YOUR TASK
Transcribe the whole listing below without changing a word, but leave out every image.

━━━━━━━━━━━━━━━━━━━━━━━━━━━━━━

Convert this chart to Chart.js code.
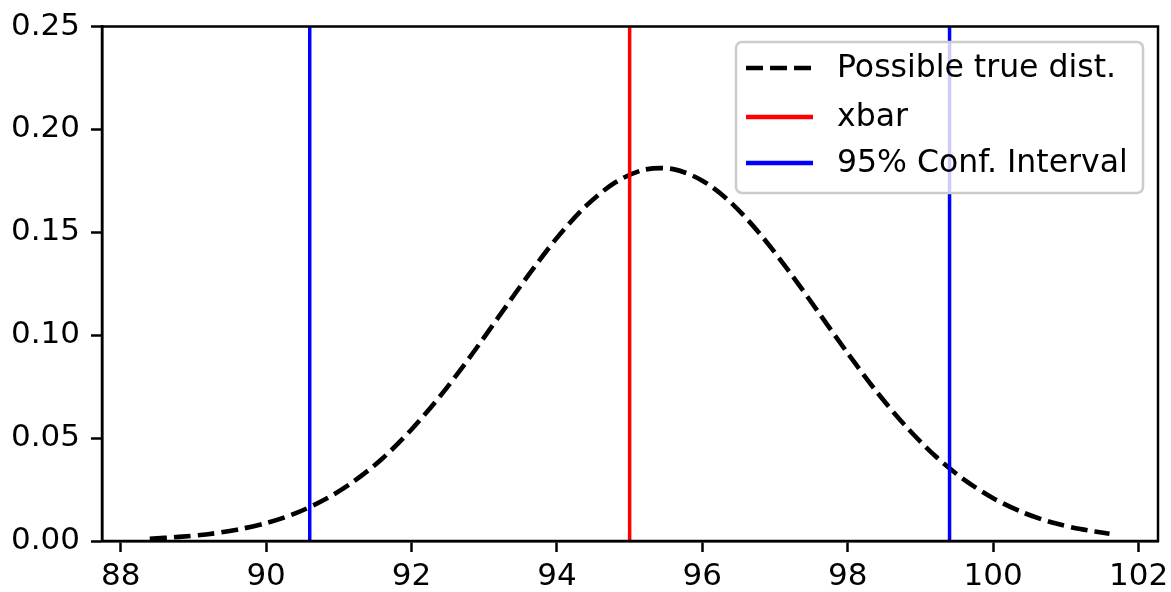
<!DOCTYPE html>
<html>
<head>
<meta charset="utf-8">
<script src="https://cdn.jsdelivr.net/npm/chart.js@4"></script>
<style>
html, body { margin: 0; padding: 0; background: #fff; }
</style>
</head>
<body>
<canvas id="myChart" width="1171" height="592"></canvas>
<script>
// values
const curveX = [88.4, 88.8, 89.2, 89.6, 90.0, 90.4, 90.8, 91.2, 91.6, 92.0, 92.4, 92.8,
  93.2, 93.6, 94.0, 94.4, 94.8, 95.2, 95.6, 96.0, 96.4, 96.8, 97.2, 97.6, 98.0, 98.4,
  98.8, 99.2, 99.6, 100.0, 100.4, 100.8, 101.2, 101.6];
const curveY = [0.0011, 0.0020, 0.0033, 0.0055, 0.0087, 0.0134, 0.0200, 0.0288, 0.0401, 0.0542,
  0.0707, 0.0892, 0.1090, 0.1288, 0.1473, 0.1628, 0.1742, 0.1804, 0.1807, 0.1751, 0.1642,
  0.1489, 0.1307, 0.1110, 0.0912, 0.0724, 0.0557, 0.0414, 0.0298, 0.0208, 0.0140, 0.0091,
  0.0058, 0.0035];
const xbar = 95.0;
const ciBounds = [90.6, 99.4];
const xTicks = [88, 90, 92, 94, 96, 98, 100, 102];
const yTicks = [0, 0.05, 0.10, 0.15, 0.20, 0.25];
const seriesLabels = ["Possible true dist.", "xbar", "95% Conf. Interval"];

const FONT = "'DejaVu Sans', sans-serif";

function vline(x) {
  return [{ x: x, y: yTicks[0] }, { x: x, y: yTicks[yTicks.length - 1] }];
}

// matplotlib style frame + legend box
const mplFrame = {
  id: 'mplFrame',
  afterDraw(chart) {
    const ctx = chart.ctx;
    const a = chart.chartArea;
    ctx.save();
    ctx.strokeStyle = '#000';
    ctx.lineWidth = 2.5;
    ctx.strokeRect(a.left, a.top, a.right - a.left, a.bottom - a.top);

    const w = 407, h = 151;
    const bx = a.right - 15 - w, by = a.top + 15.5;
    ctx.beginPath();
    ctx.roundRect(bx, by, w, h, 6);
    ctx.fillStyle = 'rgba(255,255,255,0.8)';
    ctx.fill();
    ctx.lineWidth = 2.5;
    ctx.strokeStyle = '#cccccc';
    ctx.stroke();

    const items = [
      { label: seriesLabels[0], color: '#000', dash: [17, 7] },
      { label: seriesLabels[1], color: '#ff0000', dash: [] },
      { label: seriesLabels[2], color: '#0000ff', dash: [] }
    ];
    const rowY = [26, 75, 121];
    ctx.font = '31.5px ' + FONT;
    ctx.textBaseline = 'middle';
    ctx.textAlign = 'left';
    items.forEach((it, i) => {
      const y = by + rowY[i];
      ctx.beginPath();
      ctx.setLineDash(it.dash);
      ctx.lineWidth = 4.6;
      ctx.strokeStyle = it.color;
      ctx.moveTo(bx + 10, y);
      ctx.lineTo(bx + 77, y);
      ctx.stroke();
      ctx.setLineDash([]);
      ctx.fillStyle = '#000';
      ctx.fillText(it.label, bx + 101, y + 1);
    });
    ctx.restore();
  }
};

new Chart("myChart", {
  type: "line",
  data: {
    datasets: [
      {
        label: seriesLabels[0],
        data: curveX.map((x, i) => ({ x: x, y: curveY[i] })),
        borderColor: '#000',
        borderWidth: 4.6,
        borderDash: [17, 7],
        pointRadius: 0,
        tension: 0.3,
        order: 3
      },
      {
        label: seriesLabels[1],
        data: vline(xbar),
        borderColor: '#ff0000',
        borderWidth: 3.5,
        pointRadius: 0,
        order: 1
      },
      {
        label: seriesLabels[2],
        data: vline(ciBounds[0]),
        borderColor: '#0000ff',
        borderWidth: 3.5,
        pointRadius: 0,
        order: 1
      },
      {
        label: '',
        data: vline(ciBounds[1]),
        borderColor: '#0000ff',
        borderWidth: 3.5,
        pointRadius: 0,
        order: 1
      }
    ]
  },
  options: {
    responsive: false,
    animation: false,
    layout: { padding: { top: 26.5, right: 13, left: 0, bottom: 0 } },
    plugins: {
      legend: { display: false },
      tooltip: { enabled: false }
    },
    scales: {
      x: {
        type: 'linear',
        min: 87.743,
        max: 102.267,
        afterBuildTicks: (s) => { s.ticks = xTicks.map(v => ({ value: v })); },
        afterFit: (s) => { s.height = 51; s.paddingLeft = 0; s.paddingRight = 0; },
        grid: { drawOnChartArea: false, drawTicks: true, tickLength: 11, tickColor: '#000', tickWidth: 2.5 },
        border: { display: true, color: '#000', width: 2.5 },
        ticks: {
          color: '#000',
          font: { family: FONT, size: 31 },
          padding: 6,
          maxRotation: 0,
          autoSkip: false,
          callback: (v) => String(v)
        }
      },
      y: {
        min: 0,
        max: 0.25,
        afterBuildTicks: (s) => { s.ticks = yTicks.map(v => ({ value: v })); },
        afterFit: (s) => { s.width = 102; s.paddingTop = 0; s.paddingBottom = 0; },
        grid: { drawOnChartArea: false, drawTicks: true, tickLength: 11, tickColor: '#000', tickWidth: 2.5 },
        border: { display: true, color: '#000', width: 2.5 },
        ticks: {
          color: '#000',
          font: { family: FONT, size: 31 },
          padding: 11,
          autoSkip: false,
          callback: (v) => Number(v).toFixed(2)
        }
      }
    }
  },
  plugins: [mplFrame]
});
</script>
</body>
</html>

━━━━━━━━━━━━━━━━━━━━━━━━━━━━━━

EXPECTED ANSWER
Convert this chart to Chart.js code.
<!DOCTYPE html>
<html>
<head>
<meta charset="utf-8">
<script src="https://cdn.jsdelivr.net/npm/chart.js@4"></script>
<style>
html, body { margin: 0; padding: 0; background: #fff; }
</style>
</head>
<body>
<canvas id="myChart" width="1171" height="592"></canvas>
<script>
// values
const curveX = [88.4, 88.8, 89.2, 89.6, 90.0, 90.4, 90.8, 91.2, 91.6, 92.0, 92.4, 92.8,
  93.2, 93.6, 94.0, 94.4, 94.8, 95.2, 95.6, 96.0, 96.4, 96.8, 97.2, 97.6, 98.0, 98.4,
  98.8, 99.2, 99.6, 100.0, 100.4, 100.8, 101.2, 101.6];
const curveY = [0.0011, 0.0020, 0.0033, 0.0055, 0.0087, 0.0134, 0.0200, 0.0288, 0.0401, 0.0542,
  0.0707, 0.0892, 0.1090, 0.1288, 0.1473, 0.1628, 0.1742, 0.1804, 0.1807, 0.1751, 0.1642,
  0.1489, 0.1307, 0.1110, 0.0912, 0.0724, 0.0557, 0.0414, 0.0298, 0.0208, 0.0140, 0.0091,
  0.0058, 0.0035];
const xbar = 95.0;
const ciBounds = [90.6, 99.4];
const xTicks = [88, 90, 92, 94, 96, 98, 100, 102];
const yTicks = [0, 0.05, 0.10, 0.15, 0.20, 0.25];
const seriesLabels = ["Possible true dist.", "xbar", "95% Conf. Interval"];

const FONT = "'DejaVu Sans', sans-serif";

function vline(x) {
  return [{ x: x, y: yTicks[0] }, { x: x, y: yTicks[yTicks.length - 1] }];
}

// matplotlib style frame + legend box
const mplFrame = {
  id: 'mplFrame',
  afterDraw(chart) {
    const ctx = chart.ctx;
    const a = chart.chartArea;
    ctx.save();
    ctx.strokeStyle = '#000';
    ctx.lineWidth = 2.5;
    ctx.strokeRect(a.left, a.top, a.right - a.left, a.bottom - a.top);

    const w = 407, h = 151;
    const bx = a.right - 15 - w, by = a.top + 15.5;
    ctx.beginPath();
    ctx.roundRect(bx, by, w, h, 6);
    ctx.fillStyle = 'rgba(255,255,255,0.8)';
    ctx.fill();
    ctx.lineWidth = 2.5;
    ctx.strokeStyle = '#cccccc';
    ctx.stroke();

    const items = [
      { label: seriesLabels[0], color: '#000', dash: [17, 7] },
      { label: seriesLabels[1], color: '#ff0000', dash: [] },
      { label: seriesLabels[2], color: '#0000ff', dash: [] }
    ];
    const rowY = [26, 75, 121];
    ctx.font = '31.5px ' + FONT;
    ctx.textBaseline = 'middle';
    ctx.textAlign = 'left';
    items.forEach((it, i) => {
      const y = by + rowY[i];
      ctx.beginPath();
      ctx.setLineDash(it.dash);
      ctx.lineWidth = 4.6;
      ctx.strokeStyle = it.color;
      ctx.moveTo(bx + 10, y);
      ctx.lineTo(bx + 77, y);
      ctx.stroke();
      ctx.setLineDash([]);
      ctx.fillStyle = '#000';
      ctx.fillText(it.label, bx + 101, y + 1);
    });
    ctx.restore();
  }
};

new Chart("myChart", {
  type: "line",
  data: {
    datasets: [
      {
        label: seriesLabels[0],
        data: curveX.map((x, i) => ({ x: x, y: curveY[i] })),
        borderColor: '#000',
        borderWidth: 4.6,
        borderDash: [17, 7],
        pointRadius: 0,
        tension: 0.3,
        order: 3
      },
      {
        label: seriesLabels[1],
        data: vline(xbar),
        borderColor: '#ff0000',
        borderWidth: 3.5,
        pointRadius: 0,
        order: 1
      },
      {
        label: seriesLabels[2],
        data: vline(ciBounds[0]),
        borderColor: '#0000ff',
        borderWidth: 3.5,
        pointRadius: 0,
        order: 1
      },
      {
        label: '',
        data: vline(ciBounds[1]),
        borderColor: '#0000ff',
        borderWidth: 3.5,
        pointRadius: 0,
        order: 1
      }
    ]
  },
  options: {
    responsive: false,
    animation: false,
    layout: { padding: { top: 26.5, right: 13, left: 0, bottom: 0 } },
    plugins: {
      legend: { display: false },
      tooltip: { enabled: false }
    },
    scales: {
      x: {
        type: 'linear',
        min: 87.743,
        max: 102.267,
        afterBuildTicks: (s) => { s.ticks = xTicks.map(v => ({ value: v })); },
        afterFit: (s) => { s.height = 51; s.paddingLeft = 0; s.paddingRight = 0; },
        grid: { drawOnChartArea: false, drawTicks: true, tickLength: 11, tickColor: '#000', tickWidth: 2.5 },
        border: { display: true, color: '#000', width: 2.5 },
        ticks: {
          color: '#000',
          font: { family: FONT, size: 31 },
          padding: 6,
          maxRotation: 0,
          autoSkip: false,
          callback: (v) => String(v)
        }
      },
      y: {
        min: 0,
        max: 0.25,
        afterBuildTicks: (s) => { s.ticks = yTicks.map(v => ({ value: v })); },
        afterFit: (s) => { s.width = 102; s.paddingTop = 0; s.paddingBottom = 0; },
        grid: { drawOnChartArea: false, drawTicks: true, tickLength: 11, tickColor: '#000', tickWidth: 2.5 },
        border: { display: true, color: '#000', width: 2.5 },
        ticks: {
          color: '#000',
          font: { family: FONT, size: 31 },
          padding: 11,
          autoSkip: false,
          callback: (v) => Number(v).toFixed(2)
        }
      }
    }
  },
  plugins: [mplFrame]
});
</script>
</body>
</html>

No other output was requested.